## Record set:
»»
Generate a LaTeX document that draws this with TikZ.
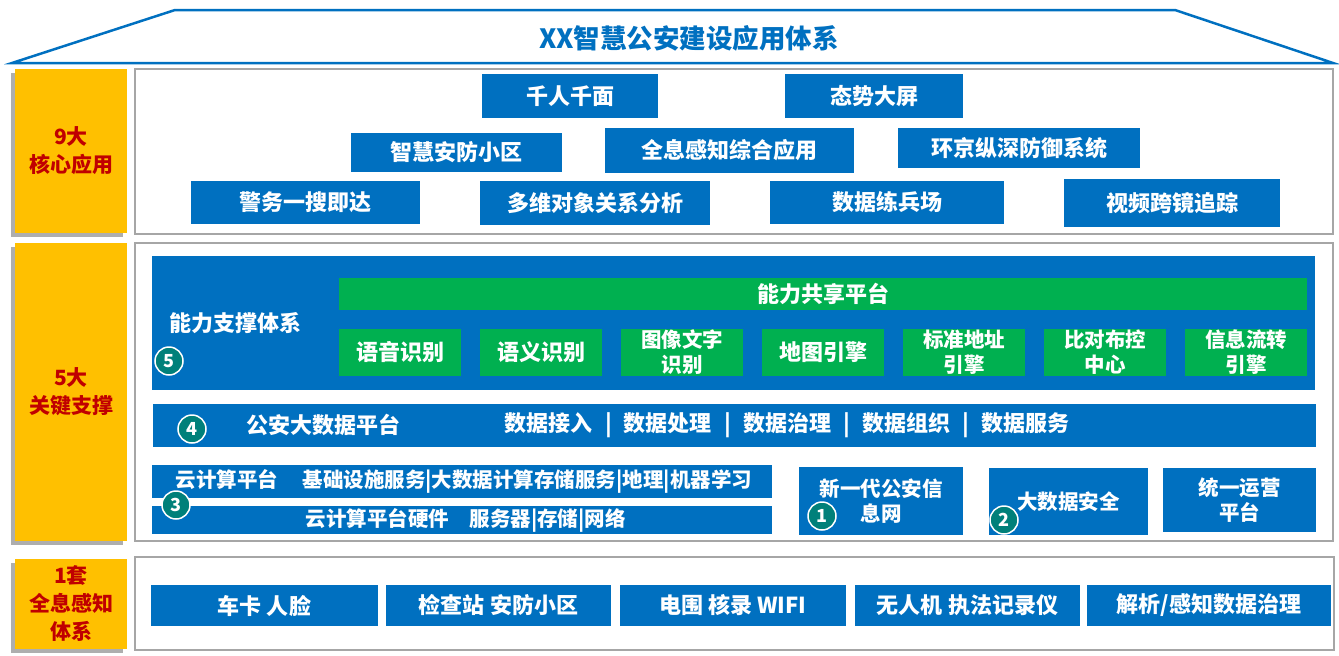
\documentclass[tikz,border=0pt]{standalone}
\usepackage{fontspec}
\setmainfont{Noto Sans CJK SC}
\usetikzlibrary{shadows}
\definecolor{boxblue}{HTML}{0070C0}
\definecolor{boxgreen}{HTML}{00B050}
\definecolor{tagyellow}{HTML}{FFC000}
\definecolor{tagred}{HTML}{C00000}
\definecolor{framegray}{HTML}{A6A6A6}
\definecolor{numteal}{HTML}{00807A}
\newcommand\sepbar{\hspace{0.55em}|\hspace{0.55em}}
\tikzset{
  bluebox/.style={fill=boxblue, text=white, inner sep=0pt, align=center,
    font=\fontsize{22}{26}\selectfont\bfseries},
  greenbox/.style={fill=boxgreen, text=white, inner sep=0pt, align=center,
    font=\fontsize{20.5}{25}\selectfont\bfseries},
  panel/.style={draw=framegray, line width=1.2pt, fill=white, inner sep=0pt},
  tag/.style={fill=tagyellow, text=tagred, inner sep=0pt, align=center,
    font=\fontsize{21}{28}\selectfont\bfseries,
    drop shadow={shadow xshift=-4pt, shadow yshift=-4pt, fill=black!45, opacity=.7}},
  numdot/.style={circle, fill=numteal, draw=white, line width=1.5pt, text=white,
    minimum size=28pt, inner sep=0pt, font=\fontsize{18}{18}\selectfont\bfseries},
}
\begin{document}
\begin{tikzpicture}[x=1pt,y=-1pt]
\useasboundingbox (0,0) rectangle (1339,656);

% roof
\draw[boxblue, line width=2.5pt] (12,63) -- (175,10) -- (1175,10) -- (1333,63) -- cycle;
\node[text=boxblue, font=\fontsize{26.5}{30}\selectfont\bfseries] (title) at (689,38) {XX智慧公安建设应用体系};

% yellow tags and panels
\node[tag, minimum width=112, minimum height=164] (tagA) at (71,151) {9大\\核心应用};
\node[tag, minimum width=112, minimum height=298] (tagB) at (71,392) {5大\\关键支撑};
\node[tag, minimum width=112, minimum height=90] (tagC) at (71,604) {1套\\全息感知\\体系};
\node[panel, minimum width=1198, minimum height=165] (panelA) at (734,151.5) {};
\node[panel, minimum width=1198, minimum height=298] (panelB) at (734,392) {};
\node[panel, minimum width=1199, minimum height=93] (panelC) at (734.5,603.5) {};

% 9 applications
\node[bluebox, minimum width=176, minimum height=44] (app1) at (570,96) {千人千面};
\node[bluebox, minimum width=178, minimum height=44] (app2) at (874,96) {态势大屏};
\node[bluebox, minimum width=211, minimum height=39] (app3) at (456.5,152.5) {智慧安防小区};
\node[bluebox, minimum width=249, minimum height=45] (app4) at (729.5,150.5) {全息感知综合应用};
\node[bluebox, minimum width=242, minimum height=40] (app5) at (1019,148) {环京纵深防御系统};
\node[bluebox, minimum width=229, minimum height=43] (app6) at (305.5,202.5) {警务一搜即达};
\node[bluebox, minimum width=230, minimum height=44] (app7) at (595,203) {多维对象关系分析};
\node[bluebox, minimum width=234, minimum height=43] (app8) at (887,202.5) {数据练兵场};
\node[bluebox, minimum width=216, minimum height=48] (app9) at (1172,203) {视频跨镜追踪};

% 5 supports
\node[bluebox, minimum width=1163, minimum height=134] (ability) at (733.5,323) {};
\node[greenbox, minimum width=968, minimum height=32, font=\fontsize{22}{26}\selectfont\bfseries] (share) at (823,294) {能力共享平台};
\foreach \i/\fs/\txt in {0/22/语音识别,1/22/语义识别,2/20.5/{图像文字\\识别},3/22/地图引擎,4/20.5/{标准地址\\引擎},5/20.5/{比对布控\\中心},6/20.5/{信息流转\\引擎}}
  \node[greenbox, minimum width=122, minimum height=47, font=\fontsize{\fs}{25}\selectfont\bfseries] (cap\i) at ({400+141*\i},352.5) {\txt};
\node[anchor=west, text=white, font=\fontsize{22}{26}\selectfont\bfseries] (abilitytxt) at (166,323) {能力支撑体系};
\node[numdot] (num5) at (169,361) {5};

\node[bluebox, minimum width=1163, minimum height=43] (bigdata) at (734.5,425.5) {};
\node[text=white, font=\fontsize{22}{26}\selectfont\bfseries] (bigdatatxt) at (323,425) {公安大数据平台};
\node[text=white, font=\fontsize{22}{26}\selectfont\bfseries] (bigdatasvc) at (787,425)
  {数据接入\sepbar 数据处理\sepbar 数据治理\sepbar 数据组织\sepbar 数据服务};
\node[numdot] (num4) at (192,429) {4};

\node[bluebox, minimum width=620, minimum height=33] (cloud) at (462,481.5) {};
\node[bluebox, minimum width=620, minimum height=28] (cloudhw) at (462,520) {};
\node[anchor=west, text=white, font=\fontsize{20.5}{24}\selectfont\bfseries] (cloudtxt) at (172,481)
  {云计算平台\hspace{1.2em}基础设施服务|大数据计算存储服务|地理|机器学习};
\node[anchor=west, text=white, font=\fontsize{20.5}{24}\selectfont\bfseries] (cloudhwtxt) at (302,520)
  {云计算平台硬件\hspace{1em}服务器|存储|网络};
\node[numdot] (num3) at (176,505) {3};

\node[bluebox, minimum width=164, minimum height=68, font=\fontsize{20.5}{25}\selectfont\bfseries] (net) at (881,501) {新一代公安信\\息网};
\node[bluebox, minimum width=159, minimum height=67, font=\fontsize{20.5}{25}\selectfont\bfseries] (safe) at (1068.5,501.5) {大数据安全};
\node[bluebox, minimum width=153, minimum height=64, font=\fontsize{20.5}{25}\selectfont\bfseries] (ops) at (1239.5,500) {统一运营\\平台};
\node[numdot] (num1) at (822,516) {1};
\node[numdot] (num2) at (1004,520) {2};

% 1 sensing system
\foreach \n/\cx/\w/\txt in {1/264.5/227/车卡 人脸,2/498.5/225/检查站 安防小区,3/733/226/电围 核录 WIFI,4/967.5/225/无人机 执法记录仪,5/1209/244/{解析/感知数据治理}}
  \node[bluebox, minimum width=\w, minimum height=41] (sense\n) at (\cx,605.5) {\txt};
\end{tikzpicture}
\end{document}
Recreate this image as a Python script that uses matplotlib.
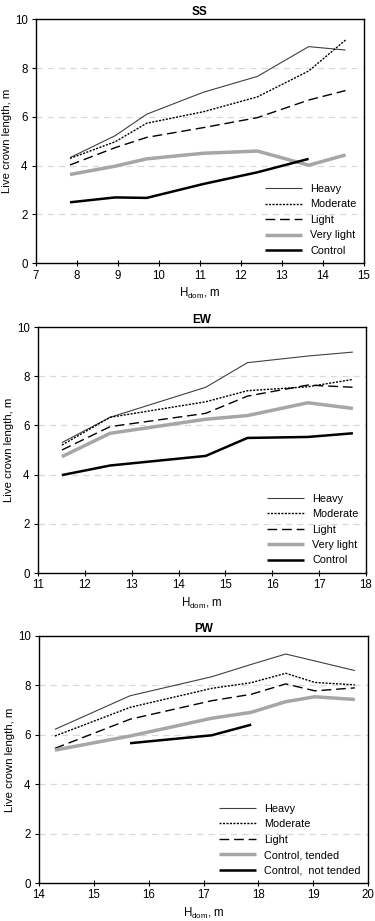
import matplotlib
matplotlib.use("Agg")
import matplotlib.pyplot as plt

plt.rcParams['font.family'] = ['Liberation Sans', 'DejaVu Sans']
plt.rcParams['mathtext.fontset'] = 'custom'
plt.rcParams['mathtext.rm'] = 'Liberation Sans'
plt.rcParams['mathtext.it'] = 'Liberation Sans:italic'

# ---- SS ----
ss_x = [7.83, 8.93, 9.70, 11.08, 12.40, 13.65, 14.55]
ss_heavy = [4.33, 5.23, 6.11, 7.01, 7.66, 8.88, 8.74]
ss_moderate = [4.30, 4.98, 5.74, 6.21, 6.82, 7.88, 9.15]
ss_light = [4.03, 4.74, 5.16, 5.56, 5.97, 6.69, 7.08]
ss_verylight = [3.64, 3.98, 4.28, 4.51, 4.60, 4.02, 4.44]
ss_control_x = [7.83, 8.93, 9.70, 11.08, 12.40, 13.65]
ss_control = [2.50, 2.70, 2.68, 3.25, 3.73, 4.28]

# ---- EW ----
ew_x = [11.51, 12.54, 14.58, 15.47, 16.76, 17.72]
ew_heavy = [5.30, 6.33, 7.55, 8.55, 8.82, 8.98]
ew_moderate = [5.20, 6.33, 6.96, 7.41, 7.57, 7.87]
ew_light = [5.00, 5.95, 6.49, 7.19, 7.64, 7.55]
ew_verylight = [4.73, 5.68, 6.25, 6.40, 6.92, 6.69]
ew_control = [3.98, 4.37, 4.76, 5.49, 5.53, 5.68]

# ---- PW ----
pw_x = [14.29, 15.66, 17.15, 17.87, 18.50, 19.03, 19.76]
pw_heavy = [6.22, 7.58, 8.35, 8.85, 9.27, 8.99, 8.60]
pw_moderate = [5.95, 7.11, 7.88, 8.11, 8.49, 8.12, 8.02]
pw_light = [5.45, 6.63, 7.38, 7.64, 8.06, 7.78, 7.90]
pw_tended = [5.38, 5.95, 6.67, 6.91, 7.34, 7.54, 7.43]
pw_nottended_x = [15.66, 17.15, 17.87]
pw_nottended = [5.66, 5.98, 6.41]

labels_std = ['Heavy', 'Moderate', 'Light', 'Very light', 'Control']
labels_pw = ['Heavy', 'Moderate', 'Light', 'Control, tended', 'Control,  not tended']

styles = [
    dict(color='#404040', lw=0.8, ls='-'),
    dict(color='black', lw=1.0, ls=(0, (1.5, 1))),
    dict(color='black', lw=1.0, ls=(0, (7, 3.5))),
    dict(color='#a6a6a6', lw=2.5, ls='-'),
    dict(color='black', lw=1.8, ls='-'),
]

fig = plt.figure(figsize=(3.75, 9.21), dpi=100)
W, H = 375, 921

def make_ax(l, r, t, b):
    return fig.add_axes([l / W, 1 - b / H, (r - l) / W, (b - t) / H])

panels = [
    dict(box=(36, 364, 19.3, 263.3), title='SS', xlim=(7, 15), xt=range(7, 16),
         series=[(ss_x, ss_heavy), (ss_x, ss_moderate), (ss_x, ss_light),
                 (ss_x, ss_verylight), (ss_control_x, ss_control)], labels=labels_std),
    dict(box=(38, 366, 327, 573), title='EW', xlim=(11, 18), xt=range(11, 19),
         series=[(ew_x, ew_heavy), (ew_x, ew_moderate), (ew_x, ew_light),
                 (ew_x, ew_verylight), (ew_x, ew_control)], labels=labels_std),
    dict(box=(39, 368, 636, 883), title='PW', xlim=(14, 20), xt=range(14, 21),
         series=[(pw_x, pw_heavy), (pw_x, pw_moderate), (pw_x, pw_light),
                 (pw_x, pw_tended), (pw_nottended_x, pw_nottended)], labels=labels_pw),
]

for p in panels:
    ax = make_ax(*p['box'])
    for yv in [2, 4, 6, 8]:
        ax.axhline(yv, color='#d9d9d9', lw=0.9, ls=(0, (5, 4)), zorder=0)
    for (xs, ys), st, lab in zip(p['series'], styles, p['labels']):
        ax.plot(xs, ys, label=lab, solid_capstyle='butt', dash_capstyle='butt', **st)
    ax.set_xlim(*p['xlim'])
    ax.set_ylim(0, 10)
    ax.set_xticks(list(p['xt']))
    ax.set_yticks([0, 2, 4, 6, 8, 10])
    ax.tick_params(axis='y', direction='out', length=3, width=0.8, labelsize=8.3, pad=3, colors='black')
    ax.tick_params(axis='x', direction='inout', length=5, width=0.8, labelsize=8.3, pad=2, colors='black')
    for s in ax.spines.values():
        s.set_linewidth(1.0)
        s.set_color('black')
    ax.set_title(p['title'], fontsize=8.5, fontweight='bold', pad=3)
    ax.set_ylabel('Live crown length, m', fontsize=8.2, labelpad=2)
    ax.set_xlabel(r'H$_{\mathrm{dom}}$, m', fontsize=8.3, labelpad=3)
    ax.legend(loc='lower right', frameon=False, fontsize=7.8, handlelength=3.4,
              handletextpad=0.75, labelspacing=0.5, borderaxespad=0.3)

fig.savefig('out.png', dpi=100)
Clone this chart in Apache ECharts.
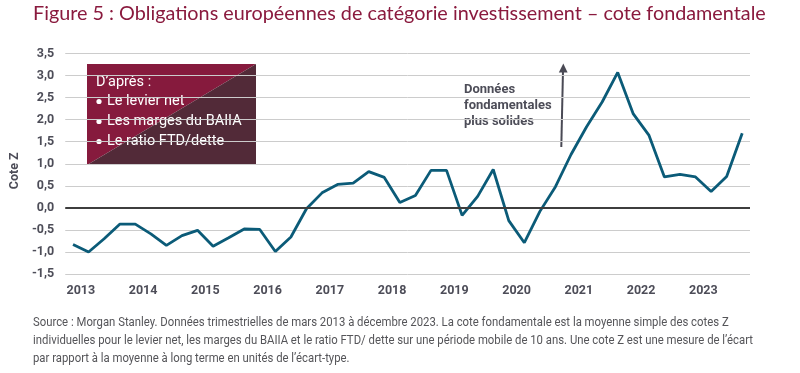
<!DOCTYPE html>
<html>
<head>
<meta charset="utf-8">
<script src="https://cdn.jsdelivr.net/npm/echarts@6/dist/echarts.min.js"></script>
<style>
html,body{margin:0;padding:0;background:#fff;}
#c{width:800px;height:373px;}
</style>
</head>
<body>
<div id="c"></div>
<script>
// Quarterly data, Mar 2013 .. Dec 2023 (44 quarters)
const quarters = [];
for (let y = 2013; y <= 2023; y++) { ['Mar','Jun','Sep','Dec'].forEach(m => quarters.push(m + ' ' + y)); }
const zScores = [
  -0.83, -1.00, -0.70, -0.37, -0.37, -0.59, -0.85, -0.63, -0.51, -0.87, -0.68, -0.48,
  -0.49, -0.99, -0.66, -0.02, 0.34, 0.53, 0.56, 0.82, 0.69, 0.12, 0.28, 0.85,
  0.85, -0.17, 0.26, 0.87, -0.29, -0.79, -0.08, 0.48, 1.21, 1.84, 2.40, 3.07,
  2.13, 1.65, 0.70, 0.76, 0.70, 0.37, 0.71, 1.69
];
const yearLabels = ['2013','2014','2015','2016','2017','2018','2019','2020','2021','2022','2023'];
const yearLabelPositions = [0.5, 4.5, 8.5, 12.5, 16.5, 20.5, 24.5, 28.5, 32.5, 36.5, 40.5];

const titleText = 'Figure 5 : Obligations européennes de catégorie investissement – cote fondamentale';
const legendHeader = 'D’après :';
const legendItems = ['Le levier net', 'Les marges du BAIIA', 'Le ratio FTD/dette'];
const annotationLines = ['Données', 'fondamentales', 'plus solides'];
const footLines = [
  'Source : Morgan Stanley. Données trimestrielles de mars 2013 à décembre 2023. La cote fondamentale est la moyenne simple des cotes Z',
  'individuelles pour le levier net, les marges du BAIIA et le ratio FTD/ dette sur une période mobile de 10 ans. Une cote Z est une mesure de l’écart',
  'par rapport à la moyenne à long terme en unités de l’écart-type.'
];

const axisFont = 'Roboto, "DejaVu Sans", sans-serif';
const footFontStr = '13px Roboto, sans-serif';
const greyText = '#4d4d58';

// measure footnote to fit the narrow face of the original
const mctx = document.createElement('canvas').getContext('2d');
mctx.font = footFontStr;
const footScale = 720 / mctx.measureText(footLines[1]).width;

const chart = echarts.init(document.getElementById('c'), null, {renderer: 'canvas'});

const graphics = [
  { type: 'text', left: 33, top: 4, style: { text: titleText, fill: '#8a1a3e', font: '19.8px Lato, sans-serif' } },
  // legend box
  { type: 'polygon', shape: { points: [[87,64],[256,64],[87,165]] }, style: { fill: '#861a3d' } },
  { type: 'polygon', shape: { points: [[256,64],[256,165],[87,165]] }, style: { fill: '#522a38' } },
  // arrow
  { type: 'line', shape: { x1: 561.3, y1: 147, x2: 563, y2: 70 }, style: { stroke: '#4a4a55', lineWidth: 2 } },
  { type: 'polygon', shape: { points: [[563.3,63.5],[558.8,72.5],[567.6,72.5]] }, style: { fill: '#4a4a55' } },
  { type: 'text', x: 96, y: 82, style: { text: legendHeader, fill: '#ffffff', font: '14.5px Roboto, sans-serif', textVerticalAlign: 'middle' } }
];
const legendY = [101.5, 121.5, 141.5];
legendItems.forEach((t, i) => {
  graphics.push({ type: 'circle', shape: { cx: 99, cy: legendY[i], r: 2.6 }, style: { fill: '#ffffff' } });
  graphics.push({
    type: 'text', x: 107, y: legendY[i],
    style: { text: t, fill: '#ffffff', font: '14.5px Roboto, sans-serif', textVerticalAlign: 'middle' }
  });
});
const annY = [89.5, 105.5, 121.5];
annotationLines.forEach((t, i) => graphics.push({
  type: 'text', x: 464, y: annY[i],
  style: { text: t, fill: greyText, font: 'bold 13px ' + axisFont, textVerticalAlign: 'middle' }
}));
const footY = [323, 341, 359];
footLines.forEach((t, i) => graphics.push({
  type: 'text', x: 33, y: footY[i], scaleX: footScale,
  style: { text: t, fill: '#555559', font: footFontStr, textVerticalAlign: 'middle' }
}));

chart.setOption({
  animation: false,
  backgroundColor: '#ffffff',
  grid: { left: 63, right: 50, top: 53.5, bottom: 99, containLabel: false },
  xAxis: {
    type: 'value', min: -0.5, max: 43.5,
    axisLine: { show: false }, axisTick: { show: false }, splitLine: { show: false },
    axisLabel: {
      customValues: yearLabelPositions,
      formatter: v => yearLabels[Math.round((v - 0.5) / 4)],
      color: greyText, fontFamily: axisFont, fontWeight: 'bold', fontSize: 12.5, margin: 10
    }
  },
  yAxis: {
    type: 'value', min: -1.5, max: 3.5, interval: 0.5,
    name: 'Cote Z', nameLocation: 'middle', nameGap: 37, nameRotate: 90,
    nameTextStyle: { color: greyText, fontFamily: axisFont, fontWeight: 'bold', fontSize: 12.5, padding: [0, 14, 0, 0] },
    axisLine: { show: false }, axisTick: { show: false },
    splitLine: { lineStyle: { color: '#cccccc', width: 1 } },
    axisLabel: {
      formatter: v => v.toFixed(1).replace('.', ','),
      color: greyText, fontFamily: axisFont, fontWeight: 'bold', fontSize: 12.5, margin: 11
    }
  },
  series: [{
    type: 'line',
    data: zScores.map((v, i) => [i, v]),
    symbol: 'none',
    lineStyle: { color: '#0b5b78', width: 2.8 },
    markLine: {
      silent: true, symbol: 'none', label: { show: false },
      lineStyle: { color: '#3d3d3d', width: 2, type: 'solid' },
      data: [{ yAxis: 0 }]
    },
    z: 3
  }],
  graphic: graphics
});
</script>
</body>
</html>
««
## Requirement:
Set down the lines running from the one with "Recreate this image" through the one with "return fig.add_axes([l /", both ends kept, exactly and with no pictures.

## Solved problem:
Recreate this image as a Python script that uses matplotlib.
import matplotlib
matplotlib.use("Agg")
import matplotlib.pyplot as plt

plt.rcParams['font.family'] = ['Liberation Sans', 'DejaVu Sans']
plt.rcParams['mathtext.fontset'] = 'custom'
plt.rcParams['mathtext.rm'] = 'Liberation Sans'
plt.rcParams['mathtext.it'] = 'Liberation Sans:italic'

# ---- SS ----
ss_x = [7.83, 8.93, 9.70, 11.08, 12.40, 13.65, 14.55]
ss_heavy = [4.33, 5.23, 6.11, 7.01, 7.66, 8.88, 8.74]
ss_moderate = [4.30, 4.98, 5.74, 6.21, 6.82, 7.88, 9.15]
ss_light = [4.03, 4.74, 5.16, 5.56, 5.97, 6.69, 7.08]
ss_verylight = [3.64, 3.98, 4.28, 4.51, 4.60, 4.02, 4.44]
ss_control_x = [7.83, 8.93, 9.70, 11.08, 12.40, 13.65]
ss_control = [2.50, 2.70, 2.68, 3.25, 3.73, 4.28]

# ---- EW ----
ew_x = [11.51, 12.54, 14.58, 15.47, 16.76, 17.72]
ew_heavy = [5.30, 6.33, 7.55, 8.55, 8.82, 8.98]
ew_moderate = [5.20, 6.33, 6.96, 7.41, 7.57, 7.87]
ew_light = [5.00, 5.95, 6.49, 7.19, 7.64, 7.55]
ew_verylight = [4.73, 5.68, 6.25, 6.40, 6.92, 6.69]
ew_control = [3.98, 4.37, 4.76, 5.49, 5.53, 5.68]

# ---- PW ----
pw_x = [14.29, 15.66, 17.15, 17.87, 18.50, 19.03, 19.76]
pw_heavy = [6.22, 7.58, 8.35, 8.85, 9.27, 8.99, 8.60]
pw_moderate = [5.95, 7.11, 7.88, 8.11, 8.49, 8.12, 8.02]
pw_light = [5.45, 6.63, 7.38, 7.64, 8.06, 7.78, 7.90]
pw_tended = [5.38, 5.95, 6.67, 6.91, 7.34, 7.54, 7.43]
pw_nottended_x = [15.66, 17.15, 17.87]
pw_nottended = [5.66, 5.98, 6.41]

labels_std = ['Heavy', 'Moderate', 'Light', 'Very light', 'Control']
labels_pw = ['Heavy', 'Moderate', 'Light', 'Control, tended', 'Control,  not tended']

styles = [
    dict(color='#404040', lw=0.8, ls='-'),
    dict(color='black', lw=1.0, ls=(0, (1.5, 1))),
    dict(color='black', lw=1.0, ls=(0, (7, 3.5))),
    dict(color='#a6a6a6', lw=2.5, ls='-'),
    dict(color='black', lw=1.8, ls='-'),
]

fig = plt.figure(figsize=(3.75, 9.21), dpi=100)
W, H = 375, 921

def make_ax(l, r, t, b):
    return fig.add_axes([l / W, 1 - b / H, (r - l) / W, (b - t) / H])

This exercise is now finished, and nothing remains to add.